What Stacey is looking for
This is Graham's most openly prioritized category and the one she has expanded most recently. She wants topics that are fun, quirky, or genuinely fascinating, paired with strong commercial potential and a credible author platform. Her specific interests include how-to books, antiques, craft books, cookbooks, lifestyle, and pets. Her own background as a humor writer and her authorship of a novelty tarot deck signal that unusual formats and irreverent voices are genuinely welcome here — this is not a category she tolerates, it is one she leads with.
Graham's current page lists mystery and commercial fiction as active interests. Her subgenre preferences from wishlist notes skew toward amateur sleuth setups, whodunits, cozy mysteries, and Gothic-inflected mysteries. Southern Gothic in particular appears as a favored flavor. Work that blends atmosphere with accessible plotting will resonate more than hard-boiled or procedural approaches.
Graphic novels for both YA and adult audiences are explicitly listed on her current agency page. Submission requires a query plus a link to the artist's portfolio, making this a category that is meaningfully gated by finished or substantially developed visual work. Author-illustrators and illustration-ready projects are the intended audience here.
Humor is called out on her current page as a standalone interest, which is consistent with her personal creative output. This likely encompasses humorous nonfiction, comedic commercial fiction, and projects with a strong comedic voice rather than purely joke-format books.
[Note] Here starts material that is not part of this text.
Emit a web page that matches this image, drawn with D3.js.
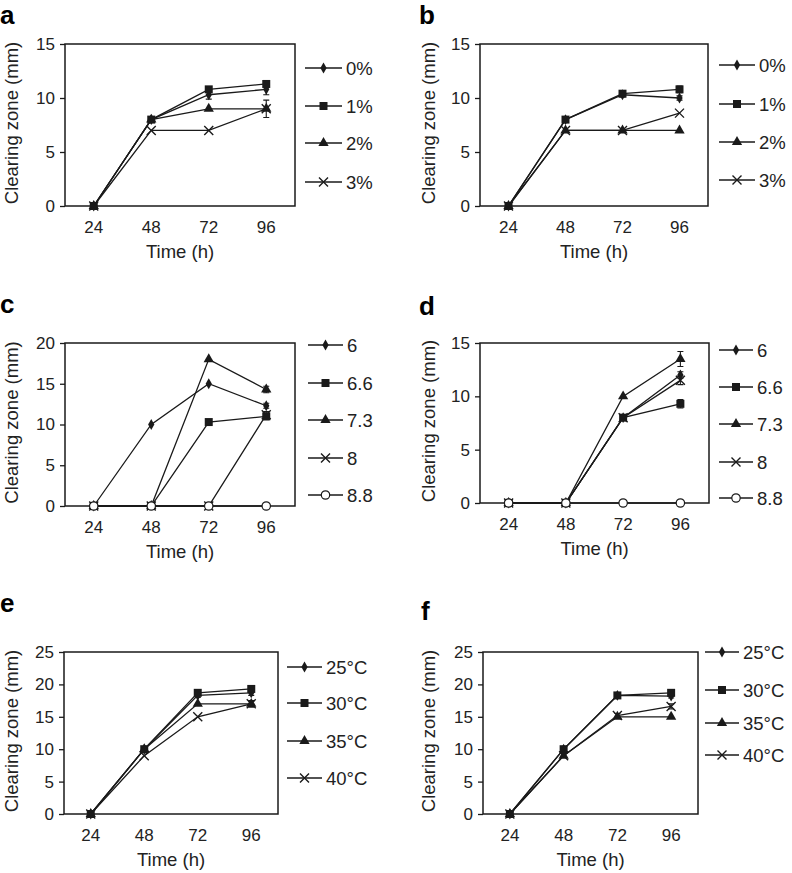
<!DOCTYPE html>
<html><head><meta charset="utf-8">
<script src="https://cdn.jsdelivr.net/npm/d3@7"></script>
<style>body{margin:0;background:#fff}svg{display:block;font-family:"Liberation Sans",Arial,sans-serif}</style>
</head><body><svg id="c" width="792" height="873"></svg>
<script>
// ---- data ----
const timeLabels = ["24", "48", "72", "96"];
const concLabels = ["0%", "1%", "2%", "3%"];
const phLabels = ["6", "6.6", "7.3", "8", "8.8"];
const tempLabels = ["25°C", "30°C", "35°C", "40°C"];

const aValues = [[0, 8, 10.3, 10.8], [0, 8, 10.8, 11.3], [0, 8, 9, 9], [0, 7, 7, 9]];
const aErrors = [[0, 0, 0.4, 0.5], [0, 0, 0.2, 0.3], [0, 0, 0, 0], [0, 0, 0, 0.8]];
const bValues = [[0, 8, 10.3, 10.0], [0, 8, 10.4, 10.8], [0, 7, 7, 7], [0, 7, 7, 8.6]];
const bErrors = [[0, 0, 0.2, 0.2], [0, 0, 0.2, 0.3], [0, 0, 0, 0], [0, 0, 0, 0]];
const cValues = [[0, 10, 15, 12.3], [0, 0, 10.3, 11], [0, 0, 18, 14.3], [0, 0, 0, 11.2], [0, 0, 0, 0]];
const cErrors = [[0, 0, 0, 0.3], [0, 0, 0.3, 0.4], [0, 0, 0, 0.4], [0, 0, 0, 0.4], [0, 0, 0, 0]];
const dValues = [[0, 0, 8, 12], [0, 0, 8, 9.3], [0, 0, 10, 13.5], [0, 0, 8, 11.5], [0, 0, 0, 0]];
const dErrors = [[0, 0, 0, 0.3], [0, 0, 0, 0.4], [0, 0, 0, 0.7], [0, 0, 0, 0.4], [0, 0, 0, 0]];
const eValues = [[0, 10, 18.3, 18.7], [0, 10, 18.7, 19.3], [0, 10, 17, 17], [0, 9, 15, 17]];
const eErrors = [[0, 0, 0.3, 0.4], [0, 0, 0.3, 0.3], [0, 0, 0, 0.5], [0, 0, 0, 0.4]];
const fValues = [[0, 10, 18.3, 18.2], [0, 10, 18.3, 18.7], [0, 9, 15, 15], [0, 9, 15.2, 16.6]];
const fErrors = [[0, 0, 0, 0.3], [0, 0, 0, 0.3], [0, 0, 0, 0], [0, 0, 0.3, 0.4]];

const yMaxA = 15, yMaxC = 20, yMaxD = 15, yMaxE = 25;
const markerKinds = ["diamond", "square", "triangle", "cross", "circle"];

// ---- layout ----
const panels = [
  {letter: "a", lx: 0, ly: 24, box: [65, 44, 295, 206], ymax: yMaxA, labels: concLabels, values: aValues, errors: aErrors,
   leg: {x0: 305, x1: 342, rows: [68, 106, 143, 182]}, titleX: 12},
  {letter: "b", lx: 419, ly: 24, box: [480, 44, 708, 206], ymax: yMaxA, labels: concLabels, values: bValues, errors: bErrors,
   leg: {x0: 719, x1: 755, rows: [65, 104, 142, 180]}, titleX: 429},
  {letter: "c", lx: 0, ly: 313, box: [65, 343, 295, 506], ymax: yMaxC, labels: phLabels, values: cValues, errors: cErrors,
   leg: {x0: 308, x1: 343, rows: [345, 383, 420, 458, 495]}, titleX: 12},
  {letter: "d", lx: 419, ly: 315, box: [480, 343, 709, 503], ymax: yMaxD, labels: phLabels, values: dValues, errors: dErrors,
   leg: {x0: 719, x1: 753, rows: [350, 387, 424, 462, 498]}, titleX: 429},
  {letter: "e", lx: 0, ly: 612, box: [64, 652, 278, 814], ymax: yMaxE, labels: tempLabels, values: eValues, errors: eErrors,
   leg: {x0: 287, x1: 322, rows: [667, 703, 741, 778]}, titleX: 12},
  {letter: "f", lx: 421, ly: 620, box: [483, 652, 698, 814], ymax: yMaxE, labels: tempLabels, values: fValues, errors: fErrors,
   leg: {x0: 705, x1: 739, rows: [652, 690, 723, 755]}, titleX: 429}
];

const svg = d3.select("#c");
const ink = "#1a1a1a";
const txt = "#222";

function drawMarker(g, kind, x, y) {
  if (kind === "circle") {
    g.append("circle").attr("cx", x).attr("cy", y).attr("r", 4.2).attr("fill", "#fff").attr("stroke", ink).attr("stroke-width", 1.2);
  } else if (kind === "cross") {
    const s = 4.5;
    g.append("path").attr("d", `M${x - s},${y - s}L${x + s},${y + s}M${x - s},${y + s}L${x + s},${y - s}`)
      .attr("stroke", ink).attr("stroke-width", 1.4).attr("fill", "none");
  } else {
    const sym = kind === "diamond" ? d3.symbolDiamond : kind === "square" ? d3.symbolSquare : d3.symbolTriangle;
    const size = kind === "diamond" ? 34 : kind === "square" ? 64 : 46;
    g.append("path").attr("d", d3.symbol(sym, size)()).attr("transform", `translate(${x},${y})`).attr("fill", ink);
  }
}

panels.forEach(p => {
  const [L, T, R, B] = p.box;
  const g = svg.append("g");
  const x = d3.scaleBand().domain(timeLabels).range([L, R]);
  const y = d3.scaleLinear().domain([0, p.ymax]).range([B, T]);
  const cx = t => x(t) + x.bandwidth() / 2;

  // letter
  g.append("text").attr("x", p.lx).attr("y", p.ly).attr("font-size", 26).attr("font-weight", "bold").attr("fill", "#000").text(p.letter);

  // box
  g.append("rect").attr("x", L).attr("y", T).attr("width", R - L).attr("height", B - T)
    .attr("fill", "none").attr("stroke", ink).attr("stroke-width", 1.5);

  // y axis
  const ya = d3.axisLeft(y).ticks(p.ymax / 5).tickSize(5).tickPadding(5);
  const yg = g.append("g").attr("transform", `translate(${L},0)`).call(ya);
  yg.select(".domain").remove();
  yg.selectAll("line").attr("stroke", ink).attr("stroke-width", 1.3);
  yg.selectAll("text").attr("font-size", 17).attr("fill", txt).attr("font-family", "Liberation Sans, Arial, sans-serif");

  // x axis labels
  const xa = d3.axisBottom(x).tickSize(0).tickPadding(15);
  const xg = g.append("g").attr("transform", `translate(0,${B})`).call(xa);
  xg.select(".domain").remove();
  xg.selectAll("text").attr("font-size", 17).attr("fill", txt).attr("font-family", "Liberation Sans, Arial, sans-serif");

  g.append("text").attr("x", (L + R) / 2).attr("y", B + 52).attr("text-anchor", "middle")
    .attr("font-size", 18.5).attr("fill", txt).text("Time (h)");
  g.append("text").attr("transform", `translate(${p.titleX + 6},${(T + B) / 2 - 2}) rotate(-90)`).attr("text-anchor", "middle")
    .attr("font-size", 18.5).attr("fill", txt).text("Clearing zone (mm)");

  // series
  const line = d3.line().x((d, i) => cx(timeLabels[i])).y(d => y(d));
  p.values.forEach(vals => {
    g.append("path").attr("d", line(vals)).attr("fill", "none").attr("stroke", ink).attr("stroke-width", 1.3);
  });
  p.values.forEach((vals, si) => {
    vals.forEach((v, i) => {
      const e = p.errors[si][i];
      if (e > 0) {
        const xx = cx(timeLabels[i]);
        g.append("path").attr("d", `M${xx},${y(v - e)}V${y(v + e)}M${xx - 3},${y(v - e)}H${xx + 3}M${xx - 3},${y(v + e)}H${xx + 3}`)
          .attr("stroke", ink).attr("stroke-width", 1.1).attr("fill", "none");
      }
    });
  });
  p.values.forEach((vals, si) => {
    vals.forEach((v, i) => drawMarker(g, markerKinds[si], cx(timeLabels[i]), y(v)));
  });

  // legend
  p.labels.forEach((lab, i) => {
    const ry = p.leg.rows[i];
    g.append("line").attr("x1", p.leg.x0).attr("x2", p.leg.x1).attr("y1", ry).attr("y2", ry).attr("stroke", ink).attr("stroke-width", 1.3);
    drawMarker(g, markerKinds[i], (p.leg.x0 + p.leg.x1) / 2, ry);
    g.append("text").attr("x", p.leg.x1 + 4).attr("y", ry + 6.5).attr("font-size", 18.5).attr("fill", txt).text(lab);
  });
});
</script></body></html>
Her love of rom-coms and offbeat sensibility suggest character-driven humor over satire.
Pop culture appears on both her older wishlist and her current page, indicating staying power as an interest. Occult nonfiction — including tarot, astrology, witchcraft, and hauntings framed nonfictionally — is a noted subgenre preference. Given her own tarot publishing history, pitches in this space that combine research, voice, and commercial presentation are likely to land well.
Romance is now listed on her current agency page with a referral-only gate, meaning she is not accepting unsolicited romance queries from writers she has no prior relationship with. Writers who do not have a mutual connection or prior relationship with Graham should not query romance at this time. Her taste in the genre (contemporary, category, enemies-to-lovers, 'just one bed,' rom-com energy) is well-documented in older wishlist notes for context, but the referral gate is what matters for querying purposes.
Not the right fit
On Stacey's list
Taste fingerprint
How to query Stacey
Graham is currently closed to queries — verify her live submission form before sending anything, as her December 2024 social post suggested reopening was anticipated but no date was given.
Romance is referral-only on her current agency page. Do not query romance unless you have a mutual connection — this is not a standard open category for her.
For fiction, she asks for a query letter (250–300 words), a synopsis, and the first two chapters as a.doc or.docx file. Name your file clearly: LASTNAME-TITLE-Partial.
Her query letter standard is specific: address the stakes, the world, the main characters, and — critically — why readers will be emotionally invested in your protagonist's journey. Lead with the hook.
For nonfiction, submit a query plus a full book proposal. Her profile notes she has published guidance on building a book proposal — find it through her agency page. Platform is explicitly important to her for nonfiction; address yours directly.
For graphic novels, submit a query and a link to your portfolio. Have substantial visual work ready — this category is portfolio-gated.
Her own taste is a genuine guide: she is a humor writer who loves dark, offbeat, and commercially clever work. If your pitch can convey that the premise is both genuinely funny and commercially packaged, you are speaking her language.
She notes she teaches workshops and takes critique meetings — if you have worked with her in that capacity, a brief mention in your query bio is appropriate context.
Include a brief professional bio with writing credits. For nonfiction, add relevant professional affiliations.
Do not send sci-fi, high fantasy, memoir, poetry, screenplays, vampire fiction, or time travel — these are explicitly outside her interests.